Objective
The listing below should be printed exactly, every line of it. Skip the pictures.

Collected material
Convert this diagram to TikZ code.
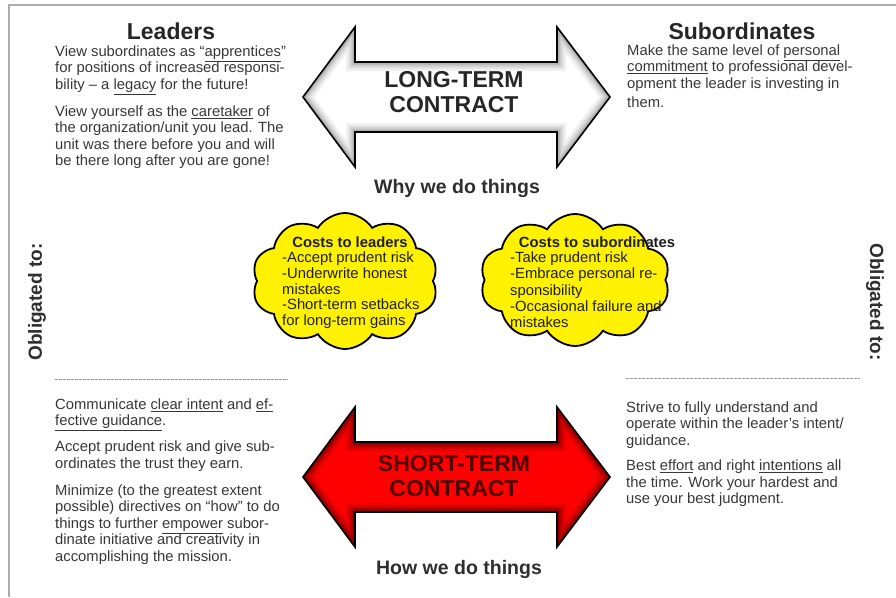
\documentclass[tikz,border=0pt]{standalone}
\usepackage{fontspec}
\setmainfont{Liberation Sans}
\usetikzlibrary{shapes.symbols,positioning}
% outline of a two-headed arrow centred on height #1
\newcommand\twohead[1]{(303,#1) -- (355,{#1-70}) -- (355,{#1-35}) -- (557,{#1-35}) -- (557,{#1-70}) -- (610,#1) -- (557,{#1+70}) -- (557,{#1+35}) -- (355,{#1+35}) -- (355,{#1+70}) -- cycle}
\begin{document}
\begin{tikzpicture}[x=1pt,y=-1pt,
  hd/.style={font=\fontsize{23}{26}\selectfont\bfseries,text=black!85,inner sep=0pt},
  txt/.style={font=\fontsize{14.8}{16.5}\selectfont,text=black!78,align=left,inner sep=0pt,anchor=north west},
  ctxt/.style={font=\fontsize{14.8}{15.8}\selectfont,text=black!88,align=left,inner sep=0pt},
  big/.style={font=\fontsize{23}{25}\selectfont\bfseries,align=center,inner sep=0pt},
  sub/.style={font=\fontsize{19.5}{21}\selectfont\bfseries,text=black!82,inner sep=0pt,anchor=base},
  obl/.style={font=\fontsize{19}{21}\selectfont\bfseries,text=black!82,inner sep=0pt},
  cloudy/.style={cloud,cloud puffs=10,cloud puff arc=115,cloud ignores aspect,draw=black,line width=1.8pt,fill=yellow,inner sep=0pt},
  sepline/.style={gray!80,dash pattern=on 2.5pt off 1.5pt,line width=0.8pt}]
\useasboundingbox (0,0) rectangle (896,597);
\fill[white] (0,0) rectangle (896,597);
% frame
\draw[gray!65,line width=1.2pt] (9,597) -- (9,5) -- (896,5);
% long-term arrow
\begin{scope}
  \clip \twohead{97};
  \fill[white] \twohead{97};
  \foreach \w/\c in {18/gray!12,13/gray!25,9/gray!40,5/gray!60}
    \draw[line width=\w pt,\c] \twohead{97};
\end{scope}
\draw[line width=1.6pt,line join=miter] \twohead{97};
% short-term arrow
\begin{scope}
  \clip \twohead{477};
  \fill[red] \twohead{477};
  \foreach \w/\c in {18/red!92!black,13/red!82!black,9/red!70!black,5/red!55!black}
    \draw[line width=\w pt,\c] \twohead{477};
\end{scope}
\draw[line width=1.6pt,line join=miter] \twohead{477};
% headings
\node[hd] (ldr) at (171,31) {Leaders};
\node[hd] (sbd) at (742,31) {Subordinates};
\node[big,text=black!85] (lt) at (454,92.5) {LONG-TERM\\CONTRACT};
\node[big,text=red!30!black] (st) at (454,476.5) {SHORT-TERM\\CONTRACT};
\node[sub] (why) at (457,193.5) {Why we do things};
\node[sub] (how) at (459,574.5) {How we do things};
\node[obl,rotate=90] (oleft) at (37,302) {Obligated to:};
\node[obl,rotate=-90] (oright) at (875,302) {Obligated to:};
% long-term obligations
\node[txt] (ltl) at (55,45.5) {View subordinates as “\underline{apprentices}”\\for positions of increased responsi-\\bility – a \underline{legacy} for the future!\\[10.5pt]View yourself as the \underline{caretaker} of\\the organization/unit you lead. The\\unit was there before you and will\\be there long after you are gone!};
\node[txt] (ltr) at (627,44.5) {Make the same level of \underline{personal}\\\underline{commitment} to professional devel-\\opment the leader is investing in\\[2.5pt]them.};
% costs
\node[cloudy,minimum width=186,minimum height=136] (lc) at (345,281) {};
\node[cloudy,minimum width=190,minimum height=132] (rc) at (575,280) {};
\node[ctxt,font=\fontsize{14.8}{15.8}\selectfont\bfseries] (lch) at (350,242) {Costs to leaders};
\node[ctxt,anchor=north west] (lcb) at (282,251.5) {-Accept prudent risk\\-Underwrite honest\\mistakes\\-Short-term setbacks\\for long-term gains};
\node[ctxt,font=\fontsize{14.8}{15.8}\selectfont\bfseries] (rch) at (597,242) {Costs to subordinates};
\node[ctxt,anchor=north west,font=\fontsize{14.8}{16.3}\selectfont] (rcb) at (510,251.5) {-Take prudent risk\\-Embrace personal re-\\sponsibility\\-Occasional failure and\\mistakes};
% separators
\coordinate (sl1) at (55,379);
\coordinate (sl2) at (288,379);
\coordinate (sr1) at (626,378);
\coordinate (sr2) at (860,378);
\draw[sepline] (sl1) -- (sl2);
\draw[sepline] (sr1) -- (sr2);
% short-term obligations
\node[txt] (stl) at (55,398.5) {Communicate \underline{clear intent} and \underline{ef-}\\\underline{fective guidance}.\\[9.5pt]Accept prudent risk and give sub-\\ordinates the trust they earn.\\[10.5pt]Minimize (to the greatest extent\\possible) directives on “how” to do\\things to further \underline{empower} subor-\\dinate initiative and creativity in\\accomplishing the mission.};
\node[txt] (str) at (626,401.5) {Strive to fully understand and\\operate within the leader’s intent/\\guidance.\\[9pt]Best \underline{effort} and right \underline{intentions} all\\the time. Work your hardest and\\use your best judgment.};
\end{tikzpicture}
\end{document}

Response for this exercise
Convert this diagram to TikZ code.
\documentclass[tikz,border=0pt]{standalone}
\usepackage{fontspec}
\setmainfont{Liberation Sans}
\usetikzlibrary{shapes.symbols,positioning}
% outline of a two-headed arrow centred on height #1
\newcommand\twohead[1]{(303,#1) -- (355,{#1-70}) -- (355,{#1-35}) -- (557,{#1-35}) -- (557,{#1-70}) -- (610,#1) -- (557,{#1+70}) -- (557,{#1+35}) -- (355,{#1+35}) -- (355,{#1+70}) -- cycle}
\begin{document}
\begin{tikzpicture}[x=1pt,y=-1pt,
  hd/.style={font=\fontsize{23}{26}\selectfont\bfseries,text=black!85,inner sep=0pt},
  txt/.style={font=\fontsize{14.8}{16.5}\selectfont,text=black!78,align=left,inner sep=0pt,anchor=north west},
  ctxt/.style={font=\fontsize{14.8}{15.8}\selectfont,text=black!88,align=left,inner sep=0pt},
  big/.style={font=\fontsize{23}{25}\selectfont\bfseries,align=center,inner sep=0pt},
  sub/.style={font=\fontsize{19.5}{21}\selectfont\bfseries,text=black!82,inner sep=0pt,anchor=base},
  obl/.style={font=\fontsize{19}{21}\selectfont\bfseries,text=black!82,inner sep=0pt},
  cloudy/.style={cloud,cloud puffs=10,cloud puff arc=115,cloud ignores aspect,draw=black,line width=1.8pt,fill=yellow,inner sep=0pt},
  sepline/.style={gray!80,dash pattern=on 2.5pt off 1.5pt,line width=0.8pt}]
\useasboundingbox (0,0) rectangle (896,597);
\fill[white] (0,0) rectangle (896,597);
% frame
\draw[gray!65,line width=1.2pt] (9,597) -- (9,5) -- (896,5);
% long-term arrow
\begin{scope}
  \clip \twohead{97};
  \fill[white] \twohead{97};
  \foreach \w/\c in {18/gray!12,13/gray!25,9/gray!40,5/gray!60}
    \draw[line width=\w pt,\c] \twohead{97};
\end{scope}
\draw[line width=1.6pt,line join=miter] \twohead{97};
% short-term arrow
\begin{scope}
  \clip \twohead{477};
  \fill[red] \twohead{477};
  \foreach \w/\c in {18/red!92!black,13/red!82!black,9/red!70!black,5/red!55!black}
    \draw[line width=\w pt,\c] \twohead{477};
\end{scope}
\draw[line width=1.6pt,line join=miter] \twohead{477};
% headings
\node[hd] (ldr) at (171,31) {Leaders};
\node[hd] (sbd) at (742,31) {Subordinates};
\node[big,text=black!85] (lt) at (454,92.5) {LONG-TERM\\CONTRACT};
\node[big,text=red!30!black] (st) at (454,476.5) {SHORT-TERM\\CONTRACT};
\node[sub] (why) at (457,193.5) {Why we do things};
\node[sub] (how) at (459,574.5) {How we do things};
\node[obl,rotate=90] (oleft) at (37,302) {Obligated to:};
\node[obl,rotate=-90] (oright) at (875,302) {Obligated to:};
% long-term obligations
\node[txt] (ltl) at (55,45.5) {View subordinates as “\underline{apprentices}”\\for positions of increased responsi-\\bility – a \underline{legacy} for the future!\\[10.5pt]View yourself as the \underline{caretaker} of\\the organization/unit you lead. The\\unit was there before you and will\\be there long after you are gone!};
\node[txt] (ltr) at (627,44.5) {Make the same level of \underline{personal}\\\underline{commitment} to professional devel-\\opment the leader is investing in\\[2.5pt]them.};
% costs
\node[cloudy,minimum width=186,minimum height=136] (lc) at (345,281) {};
\node[cloudy,minimum width=190,minimum height=132] (rc) at (575,280) {};
\node[ctxt,font=\fontsize{14.8}{15.8}\selectfont\bfseries] (lch) at (350,242) {Costs to leaders};
\node[ctxt,anchor=north west] (lcb) at (282,251.5) {-Accept prudent risk\\-Underwrite honest\\mistakes\\-Short-term setbacks\\for long-term gains};
\node[ctxt,font=\fontsize{14.8}{15.8}\selectfont\bfseries] (rch) at (597,242) {Costs to subordinates};
\node[ctxt,anchor=north west,font=\fontsize{14.8}{16.3}\selectfont] (rcb) at (510,251.5) {-Take prudent risk\\-Embrace personal re-\\sponsibility\\-Occasional failure and\\mistakes};
% separators
\coordinate (sl1) at (55,379);
\coordinate (sl2) at (288,379);
\coordinate (sr1) at (626,378);
\coordinate (sr2) at (860,378);
\draw[sepline] (sl1) -- (sl2);
\draw[sepline] (sr1) -- (sr2);
% short-term obligations
\node[txt] (stl) at (55,398.5) {Communicate \underline{clear intent} and \underline{ef-}\\\underline{fective guidance}.\\[9.5pt]Accept prudent risk and give sub-\\ordinates the trust they earn.\\[10.5pt]Minimize (to the greatest extent\\possible) directives on “how” to do\\things to further \underline{empower} subor-\\dinate initiative and creativity in\\accomplishing the mission.};
\node[txt] (str) at (626,401.5) {Strive to fully understand and\\operate within the leader’s intent/\\guidance.\\[9pt]Best \underline{effort} and right \underline{intentions} all\\the time. Work your hardest and\\use your best judgment.};
\end{tikzpicture}
\end{document}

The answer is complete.